→ **Required task**
Begin with the first line of the material and copy each line word for word through the line that contains "from bokeh.resources import INLINE"; the pictures are left out.

→ **Entries shown**
((
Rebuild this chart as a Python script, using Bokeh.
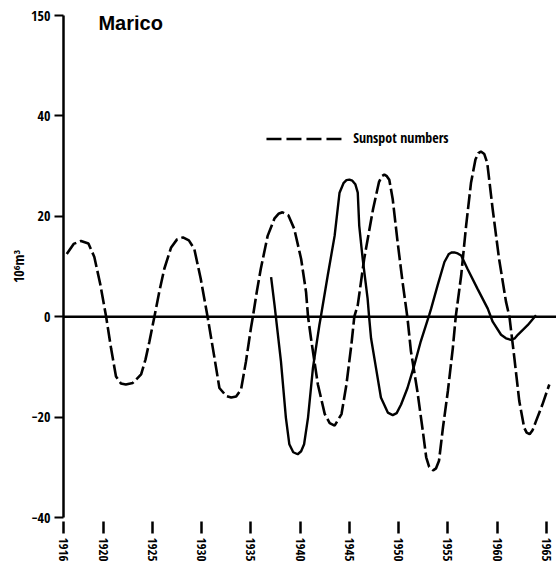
from bokeh.plotting import figure
from bokeh.models import FixedTicker, Span, Label
from bokeh.embed import file_html
from bokeh.resources import INLINE

# Sunspot numbers (scaled), dashed curve
sun_year = [1916.3, 1917.0, 1917.75, 1918.5, 1919.1, 1919.7, 1920.3, 1920.8, 1921.3, 1921.8, 1922.3,
            1923.0, 1923.85, 1924.3, 1924.7, 1925.2, 1925.7, 1926.2, 1926.9, 1927.5, 1928.1, 1928.7,
            1929.25, 1929.9, 1930.6, 1931.3, 1931.8, 1932.5, 1933.0, 1933.5, 1934.0, 1934.5, 1935.0,
            1935.2, 1935.6, 1936.0, 1936.7, 1937.4, 1937.8, 1938.2, 1938.8, 1939.4, 1940.1, 1940.6, 1940.8,
            1941.1, 1941.8, 1942.5, 1943.0, 1943.5, 1944.2, 1944.7, 1945.2, 1945.5, 1945.85, 1946.5,
            1947.4, 1948.0, 1948.3, 1948.55, 1948.8, 1949.05, 1949.4, 1949.9, 1950.4, 1950.9, 1951.25, 1951.9, 1952.45,
            1952.8, 1953.1, 1953.5, 1953.8, 1954.1, 1954.5, 1955.0, 1955.5, 1955.8, 1956.35, 1956.85,
            1957.35, 1957.8, 1958.1, 1958.35, 1958.7, 1959.0, 1959.55, 1960.2, 1960.9, 1961.25, 1961.75, 1962.25,
            1962.75, 1963.0, 1963.3, 1963.6, 1963.95, 1964.6, 1965.3]
sun_val = [12.5, 14.5, 15.1, 14.6, 11.9, 6.5, 0.0, -6.3, -11.9, -13.3, -13.5,
           -13.2, -11.5, -8.5, -4.9, 0.0, 5.0, 9.5, 13.8, 15.4, 15.8, 15.2,
           13.5, 7.6, 0.0, -8.2, -14.2, -15.8, -16.1, -15.9, -14.5, -8.9, -2.3,
           0.0, 5.0, 9.5, 16.1, 19.6, 20.5, 20.8, 20.2, 17.5, 11.5, 4.9, 0.0,
           -4.3, -13.5, -19.4, -21.2, -21.7, -19.4, -13.5, -5.6, 0.0, 2.3, 11.5,
           21.4, 26.8, 28.0, 28.3, 28.0, 27.3, 23.4, 14.8, 6.9, -0.3, -6.9, -14.8, -22.7,
           -28.0, -29.9, -30.6, -30.2, -28.7, -22.1, -14.8, -6.3, 0.0, 8.2, 18.1,
           26.7, 31.3, 32.6, 32.9, 32.4, 30.6, 21.4, 11.5, 3.0, 0.0, -8.2, -16.8,
           -22.1, -23.1, -23.4, -22.6, -20.8, -17.5, -13.5]

# Marico runoff, solid curve
run_year = [1937.05, 1937.4, 1937.55, 1938.05, 1938.55, 1938.9, 1939.3, 1939.75, 1940.1, 1940.4, 1940.8,
            1941.3, 1941.95, 1942.1, 1942.8, 1943.5, 1944.0, 1944.4, 1944.7, 1945.0, 1945.3, 1945.6, 1945.85, 1946.0,
            1946.35, 1946.85, 1947.0, 1947.2, 1947.7, 1948.2, 1948.9, 1949.4, 1949.8, 1950.25, 1950.9,
            1951.6, 1952.25, 1953.1, 1953.3, 1953.95, 1954.65, 1955.1, 1955.4, 1955.65, 1956.0, 1956.35, 1957.0, 1958.0,
            1959.05, 1959.55, 1960.4, 1960.9, 1961.4, 1961.8, 1962.1, 1963.1, 1963.95]
run_val = [7.9, 2.3, -0.3, -8.9, -20.1, -25.4, -27.0, -27.4, -26.8, -25.4, -20.1,
           -10.2, -1.7, 0.0, 8.2, 16.1, 24.7, 26.6, 27.2, 27.3, 27.1, 26.4, 24.7, 18.1,
           11.5, 3.6, 0.0, -4.3, -10.2, -16.1, -19.1, -19.6, -19.2, -17.5, -14.2,
           -9.6, -4.9, 0.3, 1.6, 6.2, 10.9, 12.5, 12.8, 12.8, 12.6, 12.2, 9.5, 5.6,
           1.6, -1.0, -3.6, -4.3, -4.6, -4.3, -3.6, -1.7, 0.3]

x_ticks = [1916, 1920, 1925, 1930, 1935, 1940, 1945, 1950, 1955, 1960, 1965]
y_ticks = [-40, -20, 0, 20, 40, 60]
y_tick_labels = {-40: "\u221240", -20: "\u221220", 0: "0", 20: "20", 40: "40", 60: "150"}

title_text = "Marico"
legend_text = "Sunspot numbers"
y_label = "10\u2076m\u00b3"

NARROW = "Open Sans Condensed"

p = figure(width=556, height=569, output_backend="svg", toolbar_location=None,
           x_range=(1915.97, 1966.03), y_range=(-40, 60),
           min_border_top=15, min_border_right=0, min_border_left=63, min_border_bottom=52)
p.outline_line_color = None
p.xgrid.visible = False
p.ygrid.visible = False
p.background_fill_color = "white"
p.border_fill_color = "white"

# y axis
ya = p.yaxis[0]
ya.ticker = FixedTicker(ticks=y_ticks)
ya.major_label_overrides = y_tick_labels
ya.axis_line_width = 2.5
ya.axis_line_color = "black"
ya.major_tick_line_color = "black"
ya.major_tick_line_width = 2
ya.major_tick_in = 0
ya.major_tick_out = 9
ya.minor_tick_line_color = None
ya.major_label_standoff = 4
ya.major_label_text_font = NARROW
ya.major_label_text_font_style = "bold"
ya.major_label_text_font_size = "14px"
ya.major_label_text_color = "black"
ya.axis_label = y_label
ya.axis_label_text_font = NARROW
ya.axis_label_text_font_style = "bold"
ya.axis_label_text_font_size = "14px"
ya.axis_label_text_color = "black"
ya.axis_label_standoff = 0

# x axis
xa = p.xaxis[0]
xa.ticker = FixedTicker(ticks=x_ticks)
xa.axis_line_color = None
xa.major_tick_line_color = "black"
xa.major_tick_line_width = 2.5
xa.major_tick_in = -4
xa.major_tick_out = 16
xa.minor_tick_line_color = None
xa.major_label_orientation = "vertical"
xa.major_label_standoff = 4
xa.major_label_text_font = NARROW
xa.major_label_text_font_style = "bold"
xa.major_label_text_font_size = "13px"
xa.major_label_text_color = "black"

# zero line
p.add_layout(Span(location=0, dimension="width", line_color="black", line_width=2.5))

# curves
p.line(sun_year, sun_val, line_color="black", line_width=2.6, line_dash="15 4")
p.line(run_year, run_val, line_color="black", line_width=2.4)

# legend (drawn manually)
p.line([1936.58, 1944.4], [35.4, 35.4], line_color="black", line_width=2.6, line_dash="15 5")
p.add_layout(Label(x=1945.38, y=35.6, text=legend_text, text_font=NARROW, text_font_style="bold",
                   text_font_size="14px", text_baseline="middle", text_color="black"))

# title
p.add_layout(Label(x=1919.52, y=58.6, text=title_text, text_font="Liberation Sans",
                   text_font_style="bold", text_font_size="20px", text_baseline="alphabetic",
                   text_color="black"))

open("out.html", "w").write(file_html(p, INLINE))
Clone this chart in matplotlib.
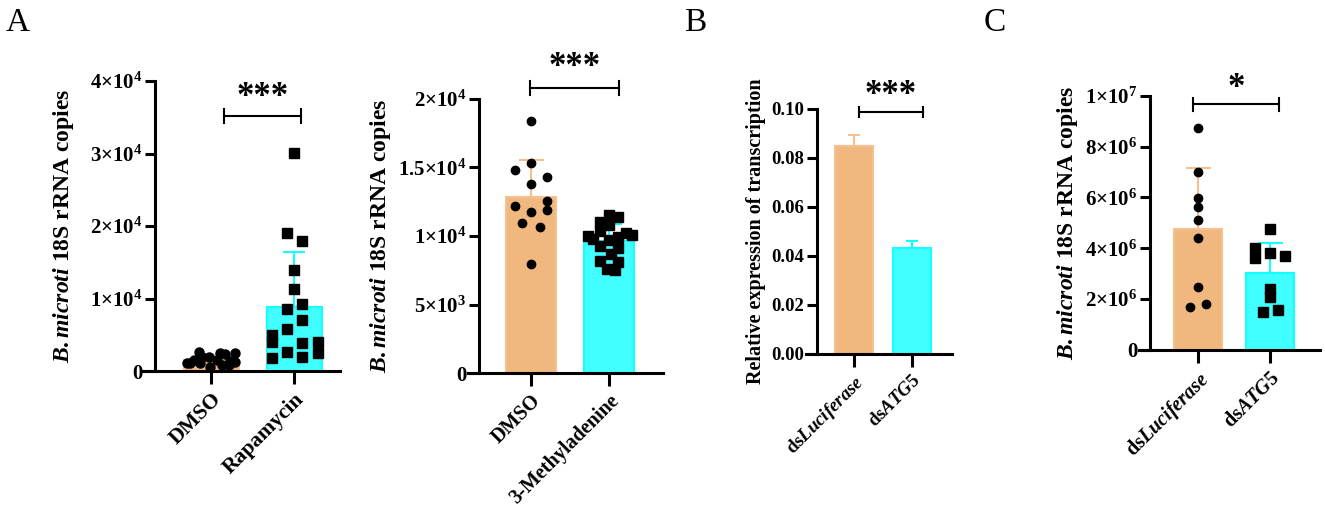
import matplotlib
matplotlib.use('Agg')
import matplotlib.pyplot as plt
import numpy as np

plt.rcParams['font.family'] = ['Liberation Serif', 'DejaVu Serif']
plt.rcParams['font.weight'] = 'bold'
plt.rcParams['mathtext.fontset'] = 'custom'
plt.rcParams['mathtext.rm'] = 'Liberation Serif:bold'
plt.rcParams['mathtext.bf'] = 'Liberation Serif:bold'
plt.rcParams['mathtext.it'] = 'Liberation Serif:italic:bold'
plt.rcParams['mathtext.bfit'] = 'Liberation Serif:italic:bold'

ORANGE = '#F0B77F'
CYAN = '#42FFFF'
ORANGE_EDGE = '#F7C08E'
CYAN_EDGE = '#14FFFF'

# panel A, left: DMSO vs Rapamycin
a1_groups = ['DMSO', 'Rapamycin']
a1_dmso = [2660, 2440, 2530, 2300, 1970, 1890, 1520, 1150, 1060, 1520, 1420, 1290, 600, 830, 830, 1060]
a1_dmso_jit = [-0.15, 0.11, 0.29, 0.17, -0.03, -0.11, -0.21, -0.25, -0.29, 0.07, 0.23, 0.29, -0.01, 0.13, 0.21, -0.13]
a1_rapa = [30100, 19100, 18000, 13900, 11300, 9300, 8600, 7100, 5800, 5000, 4000, 3900, 4000, 2600, 2500, 2000, 1800]
a1_rapa_jit = [0, -0.09, 0.1, 0, 0, 0.1, -0.09, 0.1, -0.09, -0.27, -0.27, 0.1, 0.29, -0.09, 0.29, 0.1, -0.27]

# panel A, right: DMSO vs 3-Methyladenine
a2_groups = ['DMSO', '3-Methyladenine']
a2_dmso = [18390, 14810, 15300, 14300, 13760, 12180, 12520, 11890, 11770, 10960, 10670, 7990]
a2_dmso_jit = [0, -0.21, 0, 0.21, 0, -0.21, 0.21, 0.21, 0, -0.11, 0.11, 0]
a2_3ma = [11500, 11400, 11000, 10800, 10400, 10200, 10100, 10000, 9900, 9800, 9700, 9300, 9100, 8700, 8200, 8100, 7600, 7500]
a2_3ma_jit = [0, 0.12, -0.12, 0, -0.12, 0.22, 0.29, -0.27, 0.12, -0.2, 0, -0.12, 0.12, 0.03, -0.12, 0.12, -0.03, 0.07]

# panel B: relative expression
b_groups = [r'ds$\mathit{Luciferase}$', r'ds$\mathit{ATG5}$']
b_mean = [0.0848, 0.0433]
b_sd = [0.0045, 0.0028]

# panel C: dsLuciferase vs dsATG5
c_groups = [r'ds$\mathit{Luciferase}$', r'ds$\mathit{ATG5}$']
c_luc = [8.72e6, 7.01e6, 5.99e6, 5.64e6, 5.11e6, 4.42e6, 2.49e6, 1.81e6, 1.70e6]
c_luc_jit = [0, 0, 0, 0, 0, 0, 0, 0.11, -0.11]
c_atg5 = [4.74e6, 4.0e6, 3.8e6, 3.7e6, 3.6e6, 2.39e6, 2.1e6, 1.57e6, 1.51e6]
c_atg5_jit = [0, -0.21, 0, 0.21, -0.21, 0, 0, 0.11, -0.1]

ylab_copies = r'$\mathit{B.microti}$ 18S rRNA copies'

fig = plt.figure(figsize=(13.25, 5.14), dpi=100)


def setup(rect, xlim, ylim, spine_pos):
    ax = fig.add_axes(rect)
    ax.set_xlim(*xlim)
    ax.set_ylim(*ylim)
    for s in ['top', 'right']:
        ax.spines[s].set_visible(False)
    ax.spines['left'].set_position(('axes', spine_pos))
    ax.spines['left'].set_linewidth(2.2)
    ax.spines['bottom'].set_linewidth(2.2)
    ax.tick_params(axis='y', width=2.2, length=7, pad=2, direction='out')
    ax.tick_params(axis='x', width=2.2, length=9, pad=4, direction='out')
    return ax


def bars(ax, means, sds, width, caps):
    colors = [ORANGE, CYAN]
    edges = [ORANGE_EDGE, CYAN_EDGE]
    x = np.arange(len(means))
    ax.bar(x, means, width=width, color=colors, edgecolor=edges, linewidth=1.5, zorder=1)
    for i in range(len(means)):
        ax.errorbar(x[i], means[i], yerr=[[0], [sds[i]]], color=edges[i],
                    capsize=caps, elinewidth=1.5, capthick=1.5, zorder=2)


def points(ax, i, vals, jit, marker, ms):
    ax.plot(np.array(jit) + i, vals, linestyle='none', marker=marker, color='black',
            markersize=ms, zorder=3, clip_on=False)


def bracket(ax, x0, x1, y, h, txt, ty, fs):
    ax.plot([x0, x1], [y, y], color='black', lw=1.5, clip_on=False)
    ax.plot([x0, x0], [y - h, y + h], color='black', lw=1.5, clip_on=False)
    ax.plot([x1, x1], [y - h, y + h], color='black', lw=1.5, clip_on=False)
    ax.text((x0 + x1) / 2, ty, txt, ha='center', va='center', fontsize=fs,
            fontweight='bold', clip_on=False)


def xlabels(ax, labels, fs):
    ax.set_xticks(range(len(labels)))
    ax.set_xticklabels(labels, rotation=45, ha='right', rotation_mode='anchor',
                       fontsize=fs, fontweight='bold')


# ---- A left
ax1 = setup([0.108, 0.2782, 0.1487, 0.5642], (-0.819, 1.554), (0, 4e4), 0.061)
a1_m = [np.mean(a1_dmso), np.mean(a1_rapa)]
a1_s = [np.std(a1_dmso, ddof=1), np.std(a1_rapa, ddof=1)]
bars(ax1, a1_m, a1_s, 0.66, 8)
points(ax1, 0, a1_dmso, a1_dmso_jit, 'o', 6.5)
points(ax1, 1, a1_rapa, a1_rapa_jit, 's', 7)
ax1.set_yticks([0, 1e4, 2e4, 3e4, 4e4])
ax1.set_yticklabels(['0', r'$1{\times}10^{4}$', r'$2{\times}10^{4}$', r'$3{\times}10^{4}$', r'$4{\times}10^{4}$'],
                    fontsize=15)
xlabels(ax1, a1_groups, 15.5)
ax1.set_ylabel(ylab_copies, fontsize=17, fontweight='bold', labelpad=10)
bracket(ax1, 0.16, 1.08, 3.52e4, 0.1e4, '***', 3.77e4, 25)

# ---- A right
ax2 = setup([0.3532, 0.2743, 0.1472, 0.5331], (-0.808, 1.692), (0, 2e4), 0.056)
a2_m = [np.mean(a2_dmso), np.mean(a2_3ma)]
a2_s = [np.std(a2_dmso, ddof=1), np.std(a2_3ma, ddof=1)]
bars(ax2, a2_m, a2_s, 0.65, 9)
points(ax2, 0, a2_dmso, a2_dmso_jit, 'o', 6)
points(ax2, 1, a2_3ma, a2_3ma_jit, 's', 6.5)
ax2.set_yticks([0, 5e3, 1e4, 1.5e4, 2e4])
ax2.set_yticklabels(['0', r'$5{\times}10^{3}$', r'$1{\times}10^{4}$', r'$1.5{\times}10^{4}$', r'$2{\times}10^{4}$'],
                    fontsize=15)
xlabels(ax2, a2_groups, 14.5)
ax2.set_ylabel(ylab_copies, fontsize=17, fontweight='bold', labelpad=4)
bracket(ax2, -0.01, 1.13, 2.08e4, 0.05e4, '***', 2.23e4, 25)

# ---- B
ax3 = setup([0.6083, 0.3113, 0.1102, 0.4767], (-0.828, 1.690), (0, 0.1), 0.075)
bars(ax3, b_mean, b_sd, 0.655, 4)
ax3.set_yticks([0, 0.02, 0.04, 0.06, 0.08, 0.10])
ax3.set_yticklabels(['0.00', '0.02', '0.04', '0.06', '0.08', '0.10'], fontsize=13.5)
xlabels(ax3, b_groups, 13.5)
ax3.set_ylabel('Relative expression of transcription', fontsize=14.5, fontweight='bold', labelpad=4)
bracket(ax3, 0.09, 1.19, 0.0988, 0.002, '***', 0.1055, 25)

# ---- C
ax4 = setup([0.8596, 0.3191, 0.1366, 0.4947], (-0.819, 1.694), (0, 1e7), 0.061)
c_m = [np.mean(c_luc), np.mean(c_atg5)]
c_s = [np.std(c_luc, ddof=1), np.std(c_atg5, ddof=1)]
bars(ax4, c_m, c_s, 0.667, 9)
points(ax4, 0, c_luc, c_luc_jit, 'o', 6)
points(ax4, 1, c_atg5, c_atg5_jit, 's', 6.5)
ax4.set_yticks([0, 2e6, 4e6, 6e6, 8e6, 1e7])
ax4.set_yticklabels(['0', r'$2{\times}10^{6}$', r'$4{\times}10^{6}$', r'$6{\times}10^{6}$', r'$8{\times}10^{6}$', r'$1{\times}10^{7}$'],
                    fontsize=15)
xlabels(ax4, c_groups, 14.5)
ax4.set_ylabel(ylab_copies, fontsize=17, fontweight='bold', labelpad=4)
bracket(ax4, -0.07, 1.12, 0.966e7, 0.025e7, '*', 1.03e7, 25)

# panel letters
for x, letter in [(0.004, 'A'), (0.516, 'B'), (0.742, 'C')]:
    fig.text(x, 0.985, letter, fontsize=24, fontweight='normal', va='top', ha='left')

fig.savefig('out.png', dpi=100)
))
→ **Result of the exercise**
Rebuild this chart as a Python script, using Bokeh.
from bokeh.plotting import figure
from bokeh.models import FixedTicker, Span, Label
from bokeh.embed import file_html
from bokeh.resources import INLINE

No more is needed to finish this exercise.